There are at least seventeen sovereign countries globally that only share international border lines with one other country. Some of these countries are landlocked while others have a coastline. The undisputed countries who share borders with only one other neighbor are Vatican City, the United Kingdom, Timor-Leste, South Korea, San Marino, Qatar, Monaco, Portugal, Papua New Guinea, The Gambia, Ireland, Haiti, Brunei, Canada, the Dominican Republic, and Denmark.
Countries That Only Border One Other Country
Canada forms the northern half of North America and only shares its land border with the United States. This border is the longest binational land border between countries in the world and was negotiated by several different treaties for over a century. Canada is the closest ally of the US and citizens in both countries enjoy many shared privileges. On the other hand, Canada has a long maritime border with Greenland and a short maritime border with the French Oversea Islands.

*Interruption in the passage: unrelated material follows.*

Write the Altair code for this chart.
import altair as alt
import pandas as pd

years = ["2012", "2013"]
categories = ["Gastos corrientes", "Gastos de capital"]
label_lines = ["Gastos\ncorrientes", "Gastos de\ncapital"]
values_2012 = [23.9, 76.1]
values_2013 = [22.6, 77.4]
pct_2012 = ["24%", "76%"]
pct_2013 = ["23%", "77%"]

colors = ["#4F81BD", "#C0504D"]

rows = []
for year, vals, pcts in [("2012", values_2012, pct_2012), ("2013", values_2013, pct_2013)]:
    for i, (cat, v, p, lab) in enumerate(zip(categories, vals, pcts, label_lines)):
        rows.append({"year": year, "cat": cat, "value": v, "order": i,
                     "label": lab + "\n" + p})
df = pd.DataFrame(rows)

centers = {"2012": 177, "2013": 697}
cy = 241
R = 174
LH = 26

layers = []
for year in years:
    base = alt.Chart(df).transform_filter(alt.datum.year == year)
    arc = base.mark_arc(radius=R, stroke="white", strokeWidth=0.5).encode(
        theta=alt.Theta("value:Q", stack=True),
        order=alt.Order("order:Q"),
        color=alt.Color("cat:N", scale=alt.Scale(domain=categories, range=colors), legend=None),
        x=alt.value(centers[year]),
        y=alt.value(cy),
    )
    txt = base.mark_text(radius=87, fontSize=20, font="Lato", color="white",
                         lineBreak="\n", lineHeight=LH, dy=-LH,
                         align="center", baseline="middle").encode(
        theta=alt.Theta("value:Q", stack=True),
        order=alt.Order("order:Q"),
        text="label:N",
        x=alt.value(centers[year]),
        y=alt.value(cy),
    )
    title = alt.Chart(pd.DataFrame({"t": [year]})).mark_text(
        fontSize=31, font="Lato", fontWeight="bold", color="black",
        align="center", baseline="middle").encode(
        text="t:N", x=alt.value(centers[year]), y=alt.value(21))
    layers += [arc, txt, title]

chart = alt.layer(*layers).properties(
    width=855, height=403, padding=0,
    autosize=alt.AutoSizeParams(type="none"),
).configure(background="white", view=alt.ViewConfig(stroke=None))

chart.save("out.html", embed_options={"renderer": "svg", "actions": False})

The Vatican City State is an absolute monarchy, ecclesiastical and elective theocracy form of Government ruled by the Pope (Bishop of Rome). The Vatican is enclaved within Rome, Italy and is the smallest State in the World by land and population with Sovereignty being held by the Holy See. Vatican is the only State that enjoys good diplomatic relations with all the countries in the world.
The Kingdom of Lesotho is an independent landlocked country with a population of approximately 2 million people. It is totally enclaved by South Africa. Lesotho is economically integrated with South Africa, and its agricultural, livestock, manufacturing, mining, import and export industries largely depend on the South African Customs Union. Lesotho also largely relies on the African Growth and Opportunity Act (AGOA) that has made the country become the largest garments exporter to the US from the Sub-Saharan Africa.
The Republic of South Korea lies in East Asia to the southern part of the Korea Peninsula. South Korea shares a land border with North Korea along the Korean Demilitarized Zone. The two Koreas separated after the Korean War with the South becoming a democratic State and the North remaining a communist State. South Korea, however, shares maritime borders with both China and Japan.
Countries that border only one other country and are landlocked are protected by the Convention on Transit Trade of Land-Locked States. The convention is a multilateral treaty that allows these countries to transport goods to and from seaports and use the airspaces of their neighbors. All landlocked and coastal states must ratify and domesticate this treaty as per the United Nations General Assembly agreement signed in 1965 and implemented in 1967. In the Convention, the coastal states (transit states) agree to make favorable agreements with land-locked states that wish to import and export goods through the transit state’s territory. The transit states do not discriminate the origin or destination of these goods, and the goods are protected by international laws while in transit. Landlocked states, on the other hand, are accountable for all expense incurred by the transit states during the good’s supervision and protection. The UN Convention on the Law of the Sea gives enclaved countries a right of access to the sea without taxation through the transit state and with waivered sea tariffs.